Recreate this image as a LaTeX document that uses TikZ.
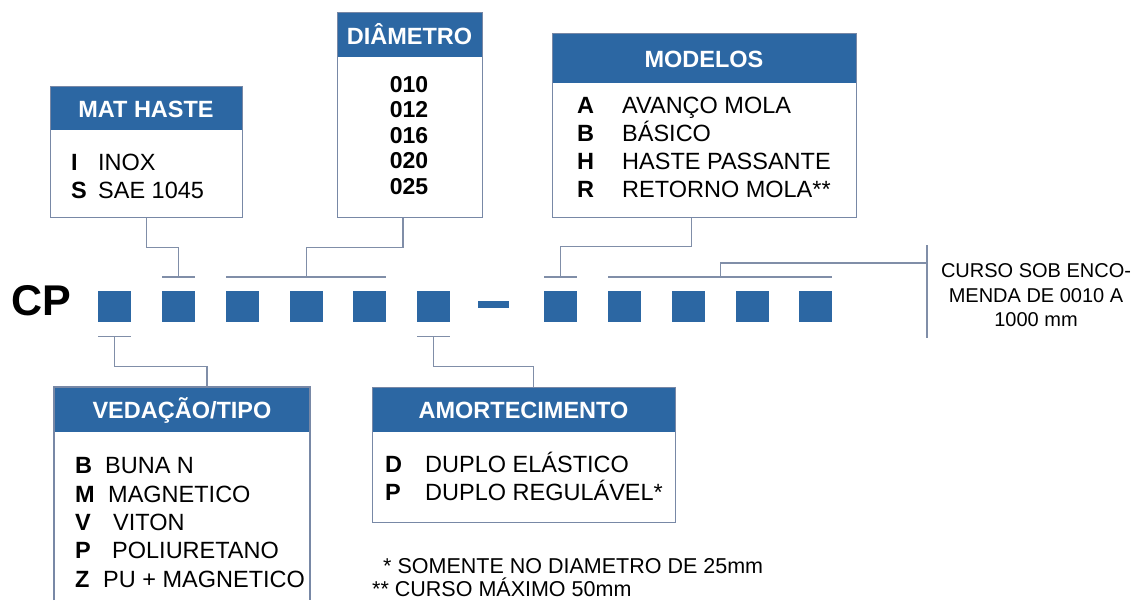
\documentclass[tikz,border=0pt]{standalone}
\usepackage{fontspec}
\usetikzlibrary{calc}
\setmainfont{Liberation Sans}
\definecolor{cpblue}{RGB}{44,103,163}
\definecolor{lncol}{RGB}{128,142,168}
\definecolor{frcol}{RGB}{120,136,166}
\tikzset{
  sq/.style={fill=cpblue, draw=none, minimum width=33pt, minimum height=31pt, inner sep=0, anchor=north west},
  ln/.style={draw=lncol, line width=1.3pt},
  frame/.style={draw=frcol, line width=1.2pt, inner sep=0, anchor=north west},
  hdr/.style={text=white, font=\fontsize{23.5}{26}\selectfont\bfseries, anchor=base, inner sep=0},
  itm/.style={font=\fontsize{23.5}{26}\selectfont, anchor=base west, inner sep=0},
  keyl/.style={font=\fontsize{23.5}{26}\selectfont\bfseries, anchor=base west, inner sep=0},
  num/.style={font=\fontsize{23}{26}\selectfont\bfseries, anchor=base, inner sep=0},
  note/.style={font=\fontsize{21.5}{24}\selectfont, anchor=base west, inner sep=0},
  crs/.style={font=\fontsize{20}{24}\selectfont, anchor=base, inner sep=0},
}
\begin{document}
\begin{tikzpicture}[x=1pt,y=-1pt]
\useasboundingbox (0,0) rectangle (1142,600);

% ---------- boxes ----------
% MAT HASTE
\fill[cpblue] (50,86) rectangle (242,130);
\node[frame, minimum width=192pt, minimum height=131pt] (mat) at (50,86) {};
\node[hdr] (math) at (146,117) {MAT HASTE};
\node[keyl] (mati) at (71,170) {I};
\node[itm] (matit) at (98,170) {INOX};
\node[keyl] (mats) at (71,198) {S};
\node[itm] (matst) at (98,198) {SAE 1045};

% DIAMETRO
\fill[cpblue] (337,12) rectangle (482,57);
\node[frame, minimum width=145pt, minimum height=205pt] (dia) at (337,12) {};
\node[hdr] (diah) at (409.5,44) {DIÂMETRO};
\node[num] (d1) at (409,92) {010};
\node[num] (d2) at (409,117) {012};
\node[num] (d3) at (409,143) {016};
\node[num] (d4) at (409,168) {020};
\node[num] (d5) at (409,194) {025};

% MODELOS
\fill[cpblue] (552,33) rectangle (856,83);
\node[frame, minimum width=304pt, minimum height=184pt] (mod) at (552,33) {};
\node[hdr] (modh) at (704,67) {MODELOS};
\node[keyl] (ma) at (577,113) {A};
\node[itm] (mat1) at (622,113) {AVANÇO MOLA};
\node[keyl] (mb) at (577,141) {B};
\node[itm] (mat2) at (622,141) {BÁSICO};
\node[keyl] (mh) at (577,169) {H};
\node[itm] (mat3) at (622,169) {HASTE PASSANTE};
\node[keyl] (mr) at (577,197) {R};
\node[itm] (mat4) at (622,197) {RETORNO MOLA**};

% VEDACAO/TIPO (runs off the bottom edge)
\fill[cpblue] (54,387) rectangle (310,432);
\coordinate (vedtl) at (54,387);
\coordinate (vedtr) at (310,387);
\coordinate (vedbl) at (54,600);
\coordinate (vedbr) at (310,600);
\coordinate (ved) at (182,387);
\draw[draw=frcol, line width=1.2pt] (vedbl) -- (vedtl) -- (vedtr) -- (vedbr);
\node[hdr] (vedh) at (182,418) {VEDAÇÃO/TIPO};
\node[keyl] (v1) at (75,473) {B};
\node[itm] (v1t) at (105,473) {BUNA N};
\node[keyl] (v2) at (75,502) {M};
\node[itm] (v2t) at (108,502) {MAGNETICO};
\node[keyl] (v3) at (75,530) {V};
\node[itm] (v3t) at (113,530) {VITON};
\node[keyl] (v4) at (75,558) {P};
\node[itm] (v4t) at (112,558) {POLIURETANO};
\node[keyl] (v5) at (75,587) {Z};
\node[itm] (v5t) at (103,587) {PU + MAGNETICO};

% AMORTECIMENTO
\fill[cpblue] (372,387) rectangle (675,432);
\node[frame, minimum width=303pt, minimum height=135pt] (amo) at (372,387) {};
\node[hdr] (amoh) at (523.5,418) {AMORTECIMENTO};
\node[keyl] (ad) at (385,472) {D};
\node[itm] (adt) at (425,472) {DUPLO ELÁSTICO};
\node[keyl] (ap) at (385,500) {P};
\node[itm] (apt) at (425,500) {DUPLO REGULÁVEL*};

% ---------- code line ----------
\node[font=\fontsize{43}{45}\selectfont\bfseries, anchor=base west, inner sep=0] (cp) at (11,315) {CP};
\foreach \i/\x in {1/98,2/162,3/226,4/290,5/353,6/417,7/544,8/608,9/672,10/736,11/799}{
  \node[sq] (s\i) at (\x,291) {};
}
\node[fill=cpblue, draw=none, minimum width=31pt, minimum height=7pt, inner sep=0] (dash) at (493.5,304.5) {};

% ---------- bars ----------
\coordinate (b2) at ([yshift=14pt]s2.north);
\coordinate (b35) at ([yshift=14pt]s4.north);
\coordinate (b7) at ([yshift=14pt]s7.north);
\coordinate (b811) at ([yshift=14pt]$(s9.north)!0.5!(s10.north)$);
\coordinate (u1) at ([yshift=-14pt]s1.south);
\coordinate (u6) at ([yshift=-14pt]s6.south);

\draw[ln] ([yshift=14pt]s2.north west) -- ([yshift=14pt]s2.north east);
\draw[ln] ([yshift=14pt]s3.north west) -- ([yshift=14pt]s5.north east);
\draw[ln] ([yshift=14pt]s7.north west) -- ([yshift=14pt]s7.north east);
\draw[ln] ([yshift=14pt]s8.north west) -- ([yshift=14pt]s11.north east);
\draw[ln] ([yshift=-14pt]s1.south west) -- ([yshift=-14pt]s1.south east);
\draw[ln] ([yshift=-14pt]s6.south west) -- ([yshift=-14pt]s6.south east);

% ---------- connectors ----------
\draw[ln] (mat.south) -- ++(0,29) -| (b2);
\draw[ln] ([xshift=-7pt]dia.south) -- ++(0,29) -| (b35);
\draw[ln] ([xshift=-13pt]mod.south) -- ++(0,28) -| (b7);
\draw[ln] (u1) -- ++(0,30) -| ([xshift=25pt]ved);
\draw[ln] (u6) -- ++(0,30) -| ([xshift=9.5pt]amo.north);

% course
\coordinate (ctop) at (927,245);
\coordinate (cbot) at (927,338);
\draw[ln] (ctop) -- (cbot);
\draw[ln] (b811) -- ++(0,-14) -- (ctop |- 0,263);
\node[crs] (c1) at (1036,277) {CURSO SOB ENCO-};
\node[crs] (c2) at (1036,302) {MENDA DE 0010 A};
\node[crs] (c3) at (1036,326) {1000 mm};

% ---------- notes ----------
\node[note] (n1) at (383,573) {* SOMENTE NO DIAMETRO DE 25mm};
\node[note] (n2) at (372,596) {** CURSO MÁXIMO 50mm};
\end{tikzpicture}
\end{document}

------

Copy out all the data exactly; skip the pictures.

Written reply.
Recreate this image as a LaTeX document that uses TikZ.
\documentclass[tikz,border=0pt]{standalone}
\usepackage{fontspec}
\usetikzlibrary{calc}
\setmainfont{Liberation Sans}
\definecolor{cpblue}{RGB}{44,103,163}
\definecolor{lncol}{RGB}{128,142,168}
\definecolor{frcol}{RGB}{120,136,166}
\tikzset{
  sq/.style={fill=cpblue, draw=none, minimum width=33pt, minimum height=31pt, inner sep=0, anchor=north west},
  ln/.style={draw=lncol, line width=1.3pt},
  frame/.style={draw=frcol, line width=1.2pt, inner sep=0, anchor=north west},
  hdr/.style={text=white, font=\fontsize{23.5}{26}\selectfont\bfseries, anchor=base, inner sep=0},
  itm/.style={font=\fontsize{23.5}{26}\selectfont, anchor=base west, inner sep=0},
  keyl/.style={font=\fontsize{23.5}{26}\selectfont\bfseries, anchor=base west, inner sep=0},
  num/.style={font=\fontsize{23}{26}\selectfont\bfseries, anchor=base, inner sep=0},
  note/.style={font=\fontsize{21.5}{24}\selectfont, anchor=base west, inner sep=0},
  crs/.style={font=\fontsize{20}{24}\selectfont, anchor=base, inner sep=0},
}
\begin{document}
\begin{tikzpicture}[x=1pt,y=-1pt]
\useasboundingbox (0,0) rectangle (1142,600);

% ---------- boxes ----------
% MAT HASTE
\fill[cpblue] (50,86) rectangle (242,130);
\node[frame, minimum width=192pt, minimum height=131pt] (mat) at (50,86) {};
\node[hdr] (math) at (146,117) {MAT HASTE};
\node[keyl] (mati) at (71,170) {I};
\node[itm] (matit) at (98,170) {INOX};
\node[keyl] (mats) at (71,198) {S};
\node[itm] (matst) at (98,198) {SAE 1045};

% DIAMETRO
\fill[cpblue] (337,12) rectangle (482,57);
\node[frame, minimum width=145pt, minimum height=205pt] (dia) at (337,12) {};
\node[hdr] (diah) at (409.5,44) {DIÂMETRO};
\node[num] (d1) at (409,92) {010};
\node[num] (d2) at (409,117) {012};
\node[num] (d3) at (409,143) {016};
\node[num] (d4) at (409,168) {020};
\node[num] (d5) at (409,194) {025};

% MODELOS
\fill[cpblue] (552,33) rectangle (856,83);
\node[frame, minimum width=304pt, minimum height=184pt] (mod) at (552,33) {};
\node[hdr] (modh) at (704,67) {MODELOS};
\node[keyl] (ma) at (577,113) {A};
\node[itm] (mat1) at (622,113) {AVANÇO MOLA};
\node[keyl] (mb) at (577,141) {B};
\node[itm] (mat2) at (622,141) {BÁSICO};
\node[keyl] (mh) at (577,169) {H};
\node[itm] (mat3) at (622,169) {HASTE PASSANTE};
\node[keyl] (mr) at (577,197) {R};
\node[itm] (mat4) at (622,197) {RETORNO MOLA**};

% VEDACAO/TIPO (runs off the bottom edge)
\fill[cpblue] (54,387) rectangle (310,432);
\coordinate (vedtl) at (54,387);
\coordinate (vedtr) at (310,387);
\coordinate (vedbl) at (54,600);
\coordinate (vedbr) at (310,600);
\coordinate (ved) at (182,387);
\draw[draw=frcol, line width=1.2pt] (vedbl) -- (vedtl) -- (vedtr) -- (vedbr);
\node[hdr] (vedh) at (182,418) {VEDAÇÃO/TIPO};
\node[keyl] (v1) at (75,473) {B};
\node[itm] (v1t) at (105,473) {BUNA N};
\node[keyl] (v2) at (75,502) {M};
\node[itm] (v2t) at (108,502) {MAGNETICO};
\node[keyl] (v3) at (75,530) {V};
\node[itm] (v3t) at (113,530) {VITON};
\node[keyl] (v4) at (75,558) {P};
\node[itm] (v4t) at (112,558) {POLIURETANO};
\node[keyl] (v5) at (75,587) {Z};
\node[itm] (v5t) at (103,587) {PU + MAGNETICO};

% AMORTECIMENTO
\fill[cpblue] (372,387) rectangle (675,432);
\node[frame, minimum width=303pt, minimum height=135pt] (amo) at (372,387) {};
\node[hdr] (amoh) at (523.5,418) {AMORTECIMENTO};
\node[keyl] (ad) at (385,472) {D};
\node[itm] (adt) at (425,472) {DUPLO ELÁSTICO};
\node[keyl] (ap) at (385,500) {P};
\node[itm] (apt) at (425,500) {DUPLO REGULÁVEL*};

% ---------- code line ----------
\node[font=\fontsize{43}{45}\selectfont\bfseries, anchor=base west, inner sep=0] (cp) at (11,315) {CP};
\foreach \i/\x in {1/98,2/162,3/226,4/290,5/353,6/417,7/544,8/608,9/672,10/736,11/799}{
  \node[sq] (s\i) at (\x,291) {};
}
\node[fill=cpblue, draw=none, minimum width=31pt, minimum height=7pt, inner sep=0] (dash) at (493.5,304.5) {};

% ---------- bars ----------
\coordinate (b2) at ([yshift=14pt]s2.north);
\coordinate (b35) at ([yshift=14pt]s4.north);
\coordinate (b7) at ([yshift=14pt]s7.north);
\coordinate (b811) at ([yshift=14pt]$(s9.north)!0.5!(s10.north)$);
\coordinate (u1) at ([yshift=-14pt]s1.south);
\coordinate (u6) at ([yshift=-14pt]s6.south);

\draw[ln] ([yshift=14pt]s2.north west) -- ([yshift=14pt]s2.north east);
\draw[ln] ([yshift=14pt]s3.north west) -- ([yshift=14pt]s5.north east);
\draw[ln] ([yshift=14pt]s7.north west) -- ([yshift=14pt]s7.north east);
\draw[ln] ([yshift=14pt]s8.north west) -- ([yshift=14pt]s11.north east);
\draw[ln] ([yshift=-14pt]s1.south west) -- ([yshift=-14pt]s1.south east);
\draw[ln] ([yshift=-14pt]s6.south west) -- ([yshift=-14pt]s6.south east);

% ---------- connectors ----------
\draw[ln] (mat.south) -- ++(0,29) -| (b2);
\draw[ln] ([xshift=-7pt]dia.south) -- ++(0,29) -| (b35);
\draw[ln] ([xshift=-13pt]mod.south) -- ++(0,28) -| (b7);
\draw[ln] (u1) -- ++(0,30) -| ([xshift=25pt]ved);
\draw[ln] (u6) -- ++(0,30) -| ([xshift=9.5pt]amo.north);

% course
\coordinate (ctop) at (927,245);
\coordinate (cbot) at (927,338);
\draw[ln] (ctop) -- (cbot);
\draw[ln] (b811) -- ++(0,-14) -- (ctop |- 0,263);
\node[crs] (c1) at (1036,277) {CURSO SOB ENCO-};
\node[crs] (c2) at (1036,302) {MENDA DE 0010 A};
\node[crs] (c3) at (1036,326) {1000 mm};

% ---------- notes ----------
\node[note] (n1) at (383,573) {* SOMENTE NO DIAMETRO DE 25mm};
\node[note] (n2) at (372,596) {** CURSO MÁXIMO 50mm};
\end{tikzpicture}
\end{document}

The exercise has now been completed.